Of particular interest to the legal profession and rendering of legal services is that the NIN is also mandatory for: the documentation of arrested and convicted persons; filing and registration of criminal and civil actions in courts or other arbitration processes; executing any contract or business agreement; tenancy agreements; obtaining and processing of probate documents. It is important to note that by the Regulations, Court is interpreted to mean Federal High Court. It is therefore left to be seen whether the Regulations apply in the State High Courts.
Furthermore, Regulation 1(2) makes it compulsory for government agencies which perform functions mentioned above to require any person transacting with them to produce his NIN and verify and authenticate the person or NIN so provided in the National Identity database.
Part 2 of the Regulations covers the process for exercising the NIMC’s monitoring and enforcement powers. Regulation 5(2) empowers the NIMC to demand for evidence of compliance from persons, public or private institutions or organisations; caution a non-compliant person or entity in writing; sanction a non-compliant person or entity by the imposition of administrative fines and institute criminal proceedings against a non-compliant person or entity through the office of the Attorney General of the Federation or by instituting civil action against the defaulting person or entity.

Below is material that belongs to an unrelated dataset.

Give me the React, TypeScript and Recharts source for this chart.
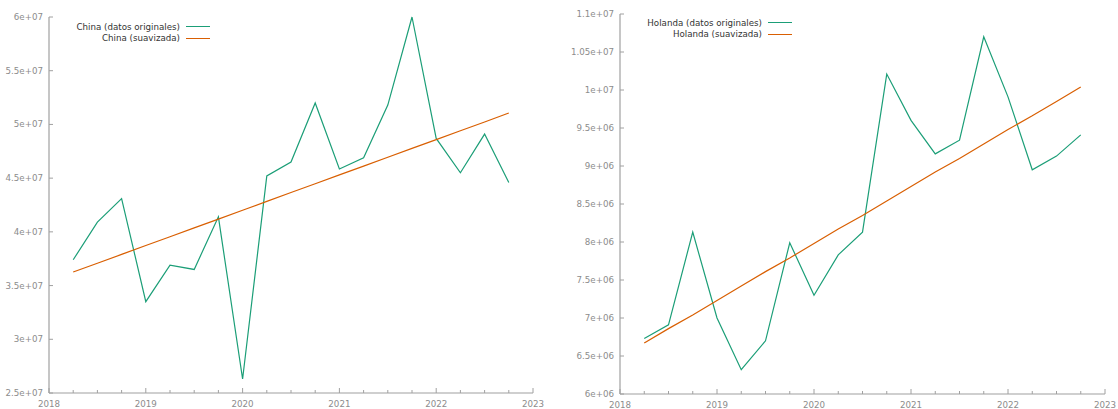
import { LineChart, Line, XAxis, YAxis, Legend } from "recharts";

// quarterly observations, decimal years
const QUARTERS = [
    2018.25, 2018.5, 2018.75, 2019, 2019.25, 2019.5, 2019.75, 2020, 2020.25, 2020.5,
    2020.75, 2021, 2021.25, 2021.5, 2021.75, 2022, 2022.25, 2022.5, 2022.75,
];

const CHINA_ORIGINAL = [
    37.4e6, 40.9e6, 43.1e6, 33.5e6, 36.9e6, 36.5e6, 41.4e6, 26.3e6, 45.2e6, 46.5e6,
    52.0e6, 45.85e6, 46.9e6, 51.8e6, 60.0e6, 48.7e6, 45.5e6, 49.1e6, 44.6e6,
];
const CHINA_SMOOTHED = [
    36.26e6, 37.08e6, 37.9e6, 38.73e6, 39.55e6, 40.37e6, 41.19e6, 42.01e6, 42.84e6, 43.66e6,
    44.48e6, 45.3e6, 46.12e6, 46.95e6, 47.77e6, 48.59e6, 49.41e6, 50.23e6, 51.06e6,
];

const HOLANDA_ORIGINAL = [
    6.73e6, 6.91e6, 8.13e6, 7.0e6, 6.32e6, 6.7e6, 7.99e6, 7.3e6, 7.83e6, 8.13e6,
    10.21e6, 9.6e6, 9.16e6, 9.34e6, 10.7e6, 9.91e6, 8.95e6, 9.13e6, 9.41e6,
];
const HOLANDA_SMOOTHED = [
    6.67e6, 6.86e6, 7.04e6, 7.23e6, 7.42e6, 7.61e6, 7.79e6, 7.98e6, 8.17e6, 8.35e6,
    8.54e6, 8.73e6, 8.92e6, 9.1e6, 9.29e6, 9.48e6, 9.66e6, 9.85e6, 10.04e6,
];

const X_TICKS = [
    2018, 2018.25, 2018.5, 2018.75, 2019, 2019.25, 2019.5, 2019.75, 2020, 2020.25, 2020.5,
    2020.75, 2021, 2021.25, 2021.5, 2021.75, 2022, 2022.25, 2022.5, 2022.75, 2023,
];
const CHINA_Y_TICKS = [2.5e7, 3e7, 3.5e7, 4e7, 4.5e7, 5e7, 5.5e7, 6e7];
const HOLANDA_Y_TICKS = [6e6, 6.5e6, 7e6, 7.5e6, 8e6, 8.5e6, 9e6, 9.5e6, 1e7, 1.05e7, 1.1e7];

const GREEN = "#1b9e77";
const ORANGE = "#d95f02";
const SERIES_COLORS = [GREEN, ORANGE];
const AXIS = "#a0a0a0";
const TICK_TEXT = "#8c8c8c";
const FONT = "'DejaVu Sans', Verdana, sans-serif";

const CHINA_ROWS = QUARTERS.map((t, i) => ({ t, original: CHINA_ORIGINAL[i], smoothed: CHINA_SMOOTHED[i] }));
const HOLANDA_ROWS = QUARTERS.map((t, i) => ({ t, original: HOLANDA_ORIGINAL[i], smoothed: HOLANDA_SMOOTHED[i] }));

// gnuplot-like exponent: 5.5e+07
const fmtExp = (v: number) => v.toExponential().replace(/e([+-])(\d)$/, "e$10$2");

function XTick(props: any) {
    const { x, y, payload } = props;
    const major = Number.isInteger(payload.value);
    return (
        <g>
            <line x1={x} x2={x} y1={y} y2={y - (major ? 5 : 3)} stroke={AXIS} strokeWidth={1} />
            {major && (
                <text x={x} y={y + 14} textAnchor="middle" fill={TICK_TEXT} fontSize={8.7} fontFamily={FONT}>
                    {payload.value}
                </text>
            )}
        </g>
    );
}

function YTick(props: any) {
    const { x, y, payload } = props;
    return (
        <g>
            <line x1={x} x2={x + 4} y1={y} y2={y} stroke={AXIS} strokeWidth={1} />
            <text x={x - 6} y={y + 3} textAnchor="end" fill={TICK_TEXT} fontSize={8.7} fontFamily={FONT}>
                {fmtExp(payload.value)}
            </text>
        </g>
    );
}

function SeriesLegend(props: any) {
    const { payload = [] } = props;
    return (
        <div style={{ display: "flex", flexDirection: "column", alignItems: "flex-end" }}>
            {payload.map((entry: any, i: number) => (
                <div
                    key={entry.value}
                    style={{
                        display: "flex",
                        alignItems: "center",
                        height: 11.5,
                        fontSize: 8.7,
                        fontFamily: FONT,
                        color: "#333",
                        whiteSpace: "nowrap",
                    }}
                >
                    <span>{entry.value}</span>
                    <span
                        style={{
                            width: 24,
                            borderTop: `1.3px solid ${entry.payload?.stroke ?? SERIES_COLORS[i]}`,
                            marginLeft: 6,
                        }}
                    />
                </div>
            ))}
        </div>
    );
}

function Panel({ rows, country, yDomain, yTicks, yWidth, margin, legendTop, legendWidth }: any) {
    return (
        <LineChart width={559} height={409} data={rows} margin={margin}>
            <XAxis
                dataKey="t"
                type="number"
                domain={[2018, 2023]}
                ticks={X_TICKS}
                interval={0}
                height={margin.xHeight}
                tickSize={0}
                tickMargin={0}
                tickLine={false}
                axisLine={{ stroke: AXIS, strokeWidth: 1.2 }}
                tick={<XTick />}
            />
            <YAxis
                type="number"
                domain={yDomain}
                ticks={yTicks}
                interval={0}
                width={yWidth}
                tickSize={0}
                tickMargin={0}
                tickLine={false}
                axisLine={{ stroke: AXIS, strokeWidth: 1.2 }}
                tick={<YTick />}
            />
            <Legend
                layout="vertical"
                verticalAlign="middle"
                align="center"
                content={<SeriesLegend />}
                wrapperStyle={{ top: legendTop, left: 0, width: legendWidth }}
            />
            <Line
                name={`${country} (datos originales)`}
                dataKey="original"
                stroke={GREEN}
                strokeWidth={1.2}
                dot={false}
                isAnimationActive={false}
            />
            <Line
                name={`${country} (suavizada)`}
                dataKey="smoothed"
                stroke={ORANGE}
                strokeWidth={1.2}
                dot={false}
                isAnimationActive={false}
            />
        </LineChart>
    );
}

export default function App() {
    return (
        <div style={{ position: "absolute", left: 0, top: 0, width: 1118, height: 409, background: "#fff" }}>
            <div style={{ position: "absolute", left: 0, top: 0 }}>
                <Panel
                    rows={CHINA_ROWS}
                    country="China"
                    yDomain={[2.5e7, 6e7]}
                    yTicks={CHINA_Y_TICKS}
                    yWidth={49}
                    margin={{ top: 17, right: 26, bottom: 0, left: 0, xHeight: 16 }}
                    legendTop={21}
                    legendWidth={210}
                />
            </div>
            <div style={{ position: "absolute", left: 559, top: 0 }}>
                <Panel
                    rows={HOLANDA_ROWS}
                    country="Holanda"
                    yDomain={[6e6, 1.1e7]}
                    yTicks={HOLANDA_Y_TICKS}
                    yWidth={61}
                    margin={{ top: 14, right: 13, bottom: 0, left: 0, xHeight: 15 }}
                    legendTop={17}
                    legendWidth={233}
                />
            </div>
        </div>
    );
}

The purpose of the NIN is to tie all records about an individual in the National Identity database and also to verify the identity of individuals. Once an NIN is issued to an individual, it cannot be re-issued to another, even though the bearer dies. However, taking into consideration the extensive changes being introduced as part of the NIN process, there remains the question of whether all of its objectives are entirely achievable in terms of implementation and enforcement.